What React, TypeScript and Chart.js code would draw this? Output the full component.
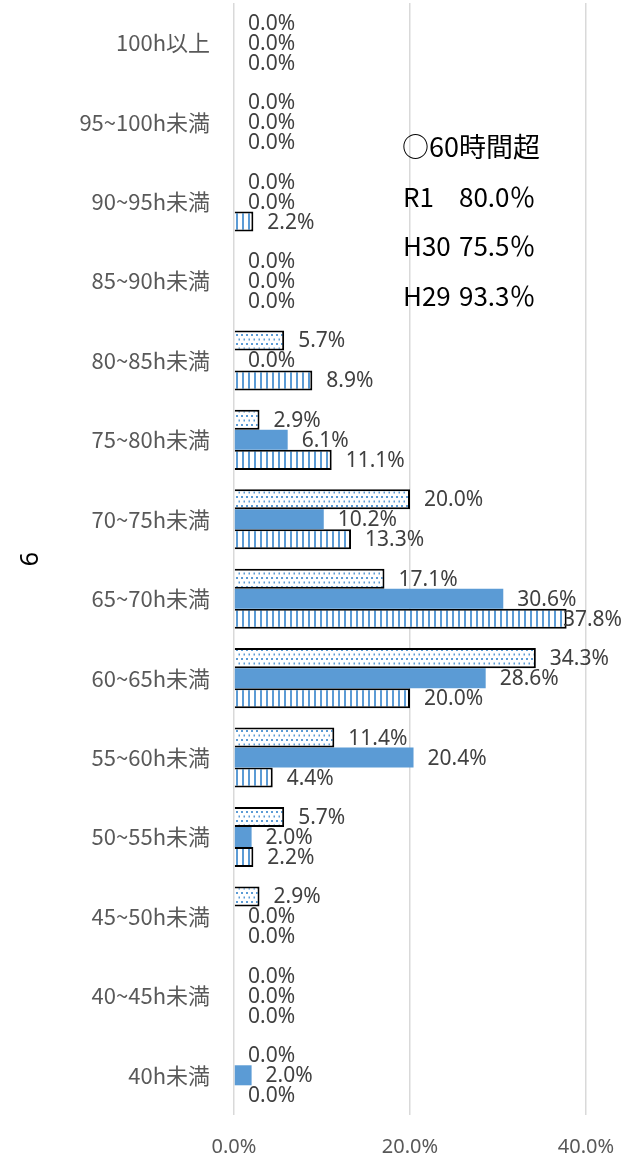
import React, { useEffect, useRef } from "react";
import { Chart, registerables } from "chart.js";

Chart.register(...registerables);

const categories = [
  "100h以上",
  "95~100h未満",
  "90~95h未満",
  "85~90h未満",
  "80~85h未満",
  "75~80h未満",
  "70~75h未満",
  "65~70h未満",
  "60~65h未満",
  "55~60h未満",
  "50~55h未満",
  "45~50h未満",
  "40~45h未満",
  "40h未満",
];

const r1Values = [0, 0, 0, 0, 5.7, 2.9, 20.0, 17.1, 34.3, 11.4, 5.7, 2.9, 0, 0];
const h30Values = [0, 0, 0, 0, 0, 6.1, 10.2, 30.6, 28.6, 20.4, 2.0, 0, 0, 2.0];
const h29Values = [0, 0, 2.2, 0, 8.9, 11.1, 13.3, 37.8, 20.0, 4.4, 2.2, 0, 0, 0];

const xTickValues = [0, 20, 40];
const axisTitle = "6";

const noteTitle = "○60時間超";
const noteYears = ["R1", "H30", "H29"];
const noteValues = ["80.0％", "75.5％", "93.3％"];

const BLUE = "#5B9BD5";

function makeDotPattern(ctx: CanvasRenderingContext2D) {
  const c = document.createElement("canvas");
  c.width = 5;
  c.height = 9;
  const g = c.getContext("2d")!;
  g.fillStyle = "#ffffff";
  g.fillRect(0, 0, 5, 9);
  g.fillStyle = BLUE;
  g.fillRect(1, 1, 2, 2);
  g.fillRect(3.5, 5.5, 2, 2);
  return ctx.createPattern(c, "repeat")!;
}

function makeStripePattern(ctx: CanvasRenderingContext2D) {
  const c = document.createElement("canvas");
  c.width = 6;
  c.height = 6;
  const g = c.getContext("2d")!;
  g.fillStyle = "#ffffff";
  g.fillRect(0, 0, 6, 6);
  g.fillStyle = BLUE;
  g.fillRect(2, 0, 2, 6);
  return ctx.createPattern(c, "repeat")!;
}

const labelPlugin = {
  id: "barLabels",
  afterDatasetsDraw(chart: any) {
    const ctx = chart.ctx as CanvasRenderingContext2D;
    ctx.save();
    ctx.font = '21px "Noto Sans"';
    ctx.fillStyle = "#404040";
    ctx.textAlign = "left";
    ctx.textBaseline = "middle";
    chart.data.datasets.forEach((ds: any, i: number) => {
      const meta = chart.getDatasetMeta(i);
      meta.data.forEach((bar: any, j: number) => {
        const v = ds.data[j] as number;
        const txt = v.toFixed(1) + "%";
        const w = ctx.measureText(txt).width;
        let x = bar.x + 14;
        if (x + w > chart.width) x = chart.width - w;
        ctx.fillText(txt, x, bar.y + 1);
      });
    });

    // note text box
    ctx.fillStyle = "#000000";
    ctx.textBaseline = "middle";
    ctx.font = '27px "Noto Sans CJK JP"';
    ctx.fillText(noteTitle, 402, 147);
    ctx.font = '26px "Noto Sans CJK JP"';
    const ys = [197, 246, 296];
    noteYears.forEach((t, k) => {
      ctx.fillText(t, 403, ys[k]);
      ctx.fillText(noteValues[k], 459, ys[k]);
    });
    ctx.restore();
  },
};

export default function App() {
  const canvasRef = useRef<HTMLCanvasElement | null>(null);

  useEffect(() => {
    const canvas = canvasRef.current!;
    const ctx = canvas.getContext("2d")!;
    const dots = makeDotPattern(ctx);
    const stripes = makeStripePattern(ctx);
    const bw = (c: any) => (c.raw === 0 ? 0 : 2);

    const chart = new Chart(canvas, {
      type: "bar",
      data: {
        labels: categories,
        datasets: [
          {
            label: "R1",
            data: r1Values,
            backgroundColor: dots,
            borderColor: "#000000",
            borderWidth: bw,
            borderSkipped: "start",
          },
          {
            label: "H30",
            data: h30Values,
            backgroundColor: BLUE,
            borderWidth: 0,
          },
          {
            label: "H29",
            data: h29Values,
            backgroundColor: stripes,
            borderColor: "#000000",
            borderWidth: bw,
            borderSkipped: "start",
          },
        ],
      },
      plugins: [labelPlugin],
      options: {
        indexAxis: "y",
        responsive: false,
        animation: false,
        devicePixelRatio: 1,
        datasets: {
          bar: {
            barPercentage: 1,
            categoryPercentage: 0.756,
          },
        },
        layout: { padding: { top: 3, right: 36, left: 0, bottom: 0 } },
        plugins: {
          legend: { display: false },
          tooltip: { enabled: false },
        },
        scales: {
          x: {
            min: 0,
            max: 40,
            afterBuildTicks: (scale: any) => {
              scale.ticks = xTickValues.map((v) => ({ value: v }));
            },
            afterFit: (scale: any) => {
              scale.height = 47;
              scale.paddingLeft = 0;
              scale.paddingRight = 0;
            },
            grid: {
              color: "#d9d9d9",
              lineWidth: 1.5,
              drawTicks: false,
            },
            border: { display: false },
            ticks: {
              padding: 20,
              color: "#595959",
              font: { family: "Noto Sans", size: 20 },
              callback: (v: any) => Number(v).toFixed(1) + "%",
            },
          },
          y: {
            afterFit: (scale: any) => {
              scale.width = 234;
              scale.paddingTop = 0;
              scale.paddingBottom = 0;
            },
            grid: { display: false, drawTicks: false },
            border: { display: false },
            ticks: {
              padding: 24,
              color: "#595959",
              font: { family: "Noto Sans CJK JP", size: 22 },
            },
            title: {
              display: true,
              text: axisTitle,
              color: "#000000",
              font: { family: "Noto Sans", size: 25 },
              padding: { top: 16, bottom: 0 },
            },
          },
        },
      },
    });
    return () => chart.destroy();
  }, []);

  return (
    <div style={{ position: "absolute", left: 0, top: 0, width: 622, height: 1162, background: "#ffffff" }}>
      <canvas ref={canvasRef} width={622} height={1162} />
    </div>
  );
}
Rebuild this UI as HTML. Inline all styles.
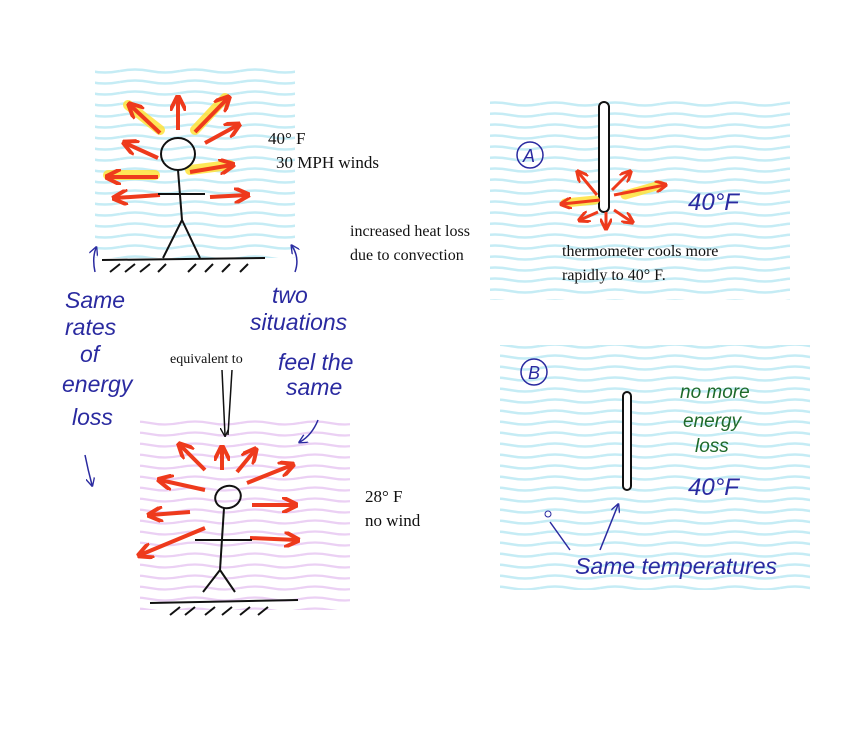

————

_GOAL_
Which lines above hold the word "this"? Copy each of them.

_RESULT_
What React, TypeScript and Chart.js code would draw this? Output the full component.
Rebuild this UI as HTML. Inline all styles.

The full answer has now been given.